Gloria Poveda attended UC Davis as a returning student and received her B.A. in Chicana and Chicano Studies with a minor in Sociology. She then went on to UC Santa Barbara, where she completed her M.A. in Chicana and Chicano Studies with an emphasis in Black Studies. Her Ph.D. is from the School of Education at the University of Michigan, Ann Arbor. Her areas of specialization are Foundations, Administration, Research, and Policy which offered the opportunity to engage a diverse community of doctoral students and faculty members in reimagining education as a central component of the transformation needed to create more inclusive and just societies. Her research is part of a sustainable humanities-social science cluster grounded in leadership and innovation with a subfield in Service-Learning.

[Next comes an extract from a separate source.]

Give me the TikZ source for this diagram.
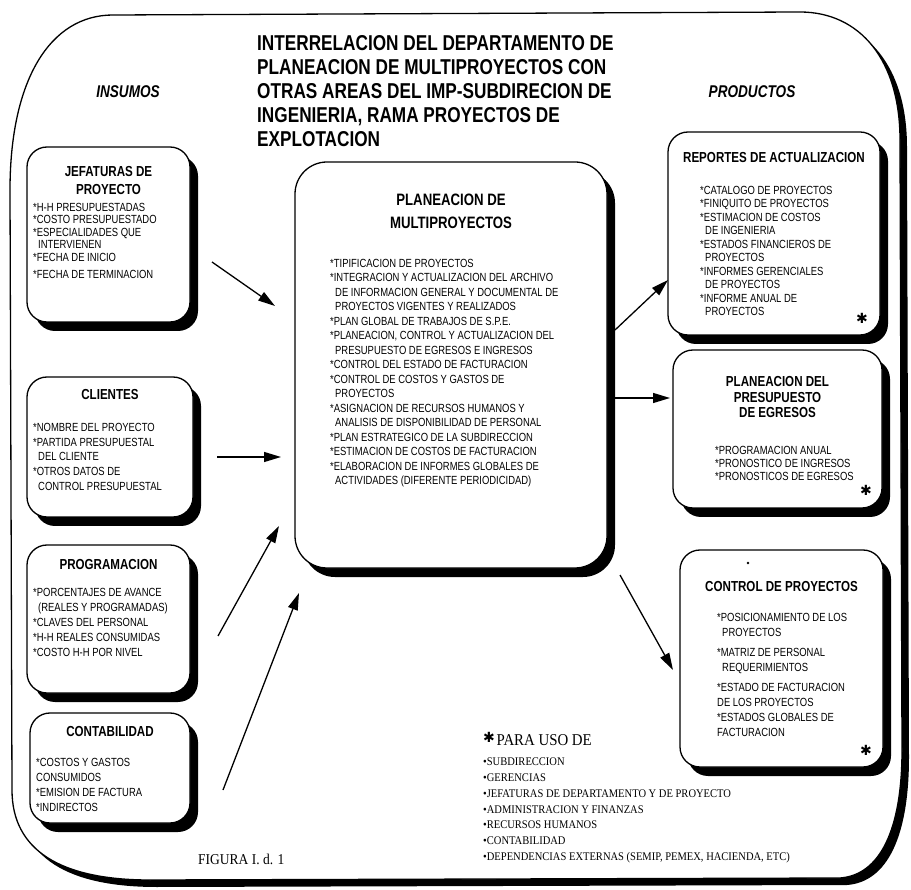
\documentclass[tikz,border=0pt]{standalone}
\usepackage{fontspec}
\setmainfont{Liberation Sans}
\newfontfamily\cf[FakeStretch=0.8]{Liberation Sans}
\newfontfamily\legfont[FakeStretch=0.9]{Liberation Serif}
\newfontfamily\djv{DejaVu Sans}
\usetikzlibrary{arrows.meta,shadows}
\tikzset{
  box/.style={draw=black, line width=1.3pt, fill=white, rounded corners=20pt,
    drop shadow={shadow xshift=8pt, shadow yshift=-9pt, fill=black, opacity=1}},
  ttl/.style={font=\cf\bfseries\fontsize{14.5}{15.5}\selectfont, align=center, inner sep=0pt},
  bigttl/.style={font=\cf\bfseries\fontsize{21.5}{24}\selectfont, inner sep=0pt, anchor=base west},
  side/.style={font=\cf\bfseries\itshape\fontsize{17}{17}\selectfont, inner sep=0pt},
  itm/.style={font=\cf\fontsize{11.8}{13}\selectfont, align=left, inner sep=0pt, anchor=north west},
  arr/.style={line width=1.3pt, -{Triangle[length=17pt,width=10pt]}},
  star/.style={font=\djv\fontsize{14}{14}\selectfont, inner sep=0pt},
}
\begin{document}
\begin{tikzpicture}[x=1pt,y=-1pt]
\useasboundingbox (0,0) rectangle (911,890);
% outer frame with shadow
\fill[black] (120,22) -- (807,19) .. controls (867,19) and (907,67) .. (907,147) -- (909,757) .. controls (909,837) and (887,882) .. (847,885) -- (157,887) .. controls (67,887) and (19,857) .. (19,797) -- (17,197) .. controls (17,87) and (57,22) .. (120,22) -- cycle;
\draw[line width=1.3pt, fill=white] (113,15) -- (800,12) .. controls (860,12) and (900,60) .. (900,140) -- (902,750) .. controls (902,830) and (880,875) .. (840,878) -- (150,880) .. controls (60,880) and (12,850) .. (12,790) -- (10,190) .. controls (10,80) and (50,15) .. (113,15) -- cycle;

% title
\node[bigttl] (t1) at (257,51) {INTERRELACION DEL DEPARTAMENTO DE};
\node[bigttl] (t2) at (257,75) {PLANEACION DE MULTIPROYECTOS CON};
\node[bigttl] (t3) at (257,99) {OTRAS AREAS DEL IMP-SUBDIRECION DE};
\node[bigttl] (t4) at (257,123) {INGENIERIA, RAMA PROYECTOS DE};
\node[bigttl] (t5) at (257,147) {EXPLOTACION};
\node[side] (ins) at (128,92) {INSUMOS};
\node[side] (pro) at (752,92) {PRODUCTOS};

% boxes
\node[box, minimum width=163pt, minimum height=175pt] (jef) at (108.5,234.5) {};
\node[box, minimum width=166pt, minimum height=140pt] (cli) at (110,447) {};
\node[box, minimum width=163pt, minimum height=148pt] (prog) at (108.5,619) {};
\node[box, minimum width=160pt, minimum height=110pt] (cont) at (110,768) {};
\node[box, minimum width=312pt, minimum height=406pt, rounded corners=32pt] (cen) at (451,365) {};
\node[box, minimum width=212pt, minimum height=203pt] (rep) at (774,233.5) {};
\node[box, minimum width=209pt, minimum height=158pt] (pre) at (777.5,429) {};
\node[box, minimum width=203pt, minimum height=217pt] (ctrl) at (781.5,658.5) {};

% left box texts
\node[ttl, font=\cf\bfseries\fontsize{14.5}{18}\selectfont] (jeft) at (108.5,181) {JEFATURAS DE\\PROYECTO};
\node[itm, font=\cf\fontsize{11.8}{12.5}\selectfont] (jefi) at (33,203) {*H-H PRESUPUESTADAS\\*COSTO PRESUPUESTADO\\*ESPECIALIDADES QUE\\\hspace*{5pt}INTERVIENEN\\*FECHA DE INICIO\\[5pt]*FECHA DE TERMINACION};

\node[ttl] (clit) at (110,395) {CLIENTES};
\node[itm, font=\cf\fontsize{11.8}{14.7}\selectfont] (clii) at (33,423) {*NOMBRE DEL PROYECTO\\*PARTIDA PRESUPUESTAL\\\hspace*{5pt}DEL CLIENTE\\*OTROS DATOS DE\\\hspace*{5pt}CONTROL PRESUPUESTAL};

\node[ttl] (progt) at (108.5,565) {PROGRAMACION};
\node[itm, font=\cf\fontsize{11.8}{15}\selectfont] (progi) at (33,588) {*PORCENTAJES DE AVANCE\\\hspace*{5pt}(REALES Y PROGRAMADAS)\\*CLAVES DEL PERSONAL\\*H-H REALES CONSUMIDAS\\*COSTO H-H POR NIVEL};

\node[ttl] (contt) at (110,732) {CONTABILIDAD};
\node[itm, font=\cf\fontsize{11.8}{15}\selectfont] (conti) at (36,758) {*COSTOS Y GASTOS\\CONSUMIDOS\\*EMISION DE FACTURA\\*INDIRECTOS};

% center texts
\node[ttl, font=\cf\bfseries\fontsize{16.5}{23}\selectfont] (cent) at (451,211.5) {PLANEACION DE\\MULTIPROYECTOS};
\node[itm, font=\cf\fontsize{11.8}{14.5}\selectfont] (ceni) at (330,259) {*TIPIFICACION DE PROYECTOS\\*INTEGRACION Y ACTUALIZACION DEL ARCHIVO\\\hspace*{5pt}DE INFORMACION GENERAL Y DOCUMENTAL DE\\\hspace*{5pt}PROYECTOS VIGENTES Y REALIZADOS\\*PLAN GLOBAL DE TRABAJOS DE S.P.E.\\*PLANEACION, CONTROL Y ACTUALIZACION DEL\\\hspace*{5pt}PRESUPUESTO DE EGRESOS E INGRESOS\\*CONTROL DEL ESTADO DE FACTURACION\\*CONTROL DE COSTOS Y GASTOS DE\\\hspace*{5pt}PROYECTOS\\*ASIGNACION DE RECURSOS HUMANOS Y\\\hspace*{5pt}ANALISIS DE DISPONIBILIDAD DE PERSONAL\\*PLAN ESTRATEGICO DE LA SUBDIRECCION\\*ESTIMACION DE COSTOS DE FACTURACION\\*ELABORACION DE INFORMES GLOBALES DE\\\hspace*{5pt}ACTIVIDADES (DIFERENTE PERIODICIDAD)};

% right box texts
\node[ttl] (rept) at (774,158) {REPORTES DE ACTUALIZACION};
\node[itm, font=\cf\fontsize{11.8}{13.5}\selectfont] (repi) at (700,186) {*CATALOGO DE PROYECTOS\\*FINIQUITO DE PROYECTOS\\*ESTIMACION DE COSTOS\\\hspace*{5pt}DE INGENIERIA\\*ESTADOS FINANCIEROS DE\\\hspace*{5pt}PROYECTOS\\*INFORMES GERENCIALES\\\hspace*{5pt}DE PROYECTOS\\*INFORME ANUAL DE\\\hspace*{5pt}PROYECTOS};
\node[star] (reps) at (862,318) {✱};

\node[ttl] (pret) at (777.5,397.5) {PLANEACION DEL\\PRESUPUESTO\\DE EGRESOS};
\node[itm, font=\cf\fontsize{11.8}{13}\selectfont] (prei) at (715,446) {*PROGRAMACION ANUAL\\*PRONOSTICO DE INGRESOS\\*PRONOSTICOS DE EGRESOS};
\node[star] (pres) at (866,490) {✱};

\fill (748,563) circle (1.3pt);
\node[ttl] (ctrlt) at (781.5,587) {CONTROL DE PROYECTOS};
\node[itm, font=\cf\fontsize{11.8}{15}\selectfont] (ctrli) at (717,613) {*POSICIONAMIENTO DE LOS\\\hspace*{5pt}PROYECTOS\\[5pt]*MATRIZ DE PERSONAL\\\hspace*{5pt}REQUERIMIENTOS\\[5pt]*ESTADO DE FACTURACION\\DE LOS PROYECTOS\\*ESTADOS GLOBALES DE\\FACTURACION};
\node[star] (ctrls) at (866,750) {✱};

% arrows
\coordinate (a1s) at (212,262); \coordinate (a1e) at (275,306);
\coordinate (a2s) at (217,457); \coordinate (a2e) at (281,457);
\coordinate (a3s) at (218,636); \coordinate (a3e) at (279,526);
\coordinate (a4s) at (223,790); \coordinate (a4e) at (299,593);
\coordinate (a5s) at (615,330); \coordinate (a5e) at (668,280);
\coordinate (a6s) at (615,398); \coordinate (a6e) at (670,398);
\coordinate (a7s) at (620,575); \coordinate (a7e) at (673,670);
\draw[arr] (a1s) -- (a1e);
\draw[arr] (a2s) -- (a2e);
\draw[arr] (a3s) -- (a3e);
\draw[arr] (a4s) -- (a4e);
\draw[arr] (a5s) -- (a5e);
\draw[arr] (a6s) -- (a6e);
\draw[arr] (a7s) -- (a7e);

% legend
\node[anchor=base west, inner sep=0pt] (leg0) at (483,745) {{\djv\fontsize{14}{14}\selectfont\raisebox{3pt}{✱}}\,{\legfont\fontsize{16.5}{16.5}\selectfont PARA USO DE}};
\node[itm, font=\legfont\fontsize{11.7}{15.7}\selectfont] (legi) at (483,758) {•SUBDIRECCION\\•GERENCIAS\\•JEFATURAS DE DEPARTAMENTO Y DE PROYECTO\\•ADMINISTRACION Y FINANZAS\\•RECURSOS HUMANOS\\•CONTABILIDAD\\•DEPENDENCIAS EXTERNAS (SEMIP, PEMEX, HACIENDA, ETC)};
\node[anchor=base west, inner sep=0pt, font=\legfont\fontsize{15}{15}\selectfont] (fig) at (198,864) {FIGURA I. d. 1};
\end{tikzpicture}
\end{document}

Kevin A. Morrison is Provincial Chair Professor, University Distinguished Professor, and Professor of British Literature in the School of Foreign Languages at Henan University. Specializing in nineteenth-century British literature and culture, his many publications include the Modern Language Association-award winning Victorian Liberalism and Material Culture: Synergies of Thought and Place. He is founding president of the Society for Global Nineteenth-Century Studies and serves as the editor of its flagship journal, Global Nineteenth-Century Studies, to be published from Liverpool University Press from 2022. He has held a visiting fellowship at the National University of Singapore and the Lynn Wood Neag Distinguished Visiting Professorship of British Literature at the University of Connecticut. He is Senior Fellow of the Higher Education Academy (Advance HE) and also holds fellowships in both the Royal Society of Arts and the Royal Asiatic Society.

Tammy Winner is a Professor of English and the Program Coordinator of the Master of Arts in Writing at University of North Alabama. She also created and coordinates the English department Internship program and serves as the Program Coordinator of Preparing Future Faculty. Tammy earned her doctorate at Indiana University of Pennsylvania in 1999 and has since taught at The University of Puerto Rico and The University of the Bahamas. In 2019, Winner was selected to be a Faculty Fellow at NASA’s Marshall Space Flight Center in Huntsville, AL and she is an active member of the aero-space technical writing community. Other research interests include First-Year Composition, Multimodality, literacy and e-literacy, online learning, peaceful pedagogies and experiential learning. She is the co-editor of the series Beyond the Frontier: Innovations in First-Year Writing and her work has appeared in Computers & Composition, CEA Critic, The Teaching Professor and other print and online academic venues. She actively gives presentations on the peaceable teaching of FYC and Professional/Technical Writing. Winner sits on the Board of Advisor’s for Every Child Counts in Abaco, Bahamas, a school for island children with special needs and she volunteers as a non-profit grant writer. She is a proud coal miner’s daughter and first-generation academic. She loves to foster rescue dogs, play in the dirt, collect green glass, float the Potomac River in WV, and laugh out loud—but not necessarily in that order. You can reach her at twinner@una.edu.

Piper Selden is a writer, educator, and activist in the State of Hawaii. She holds two master’s degrees in English: an MA in Composition/Rhetoric from UH Manoa and an MFA in Creative Writing from Antioch University Los Angeles. Piper writes and has published in a variety of genres including scientific and academic papers, creative nonfiction, fiction, and poetry.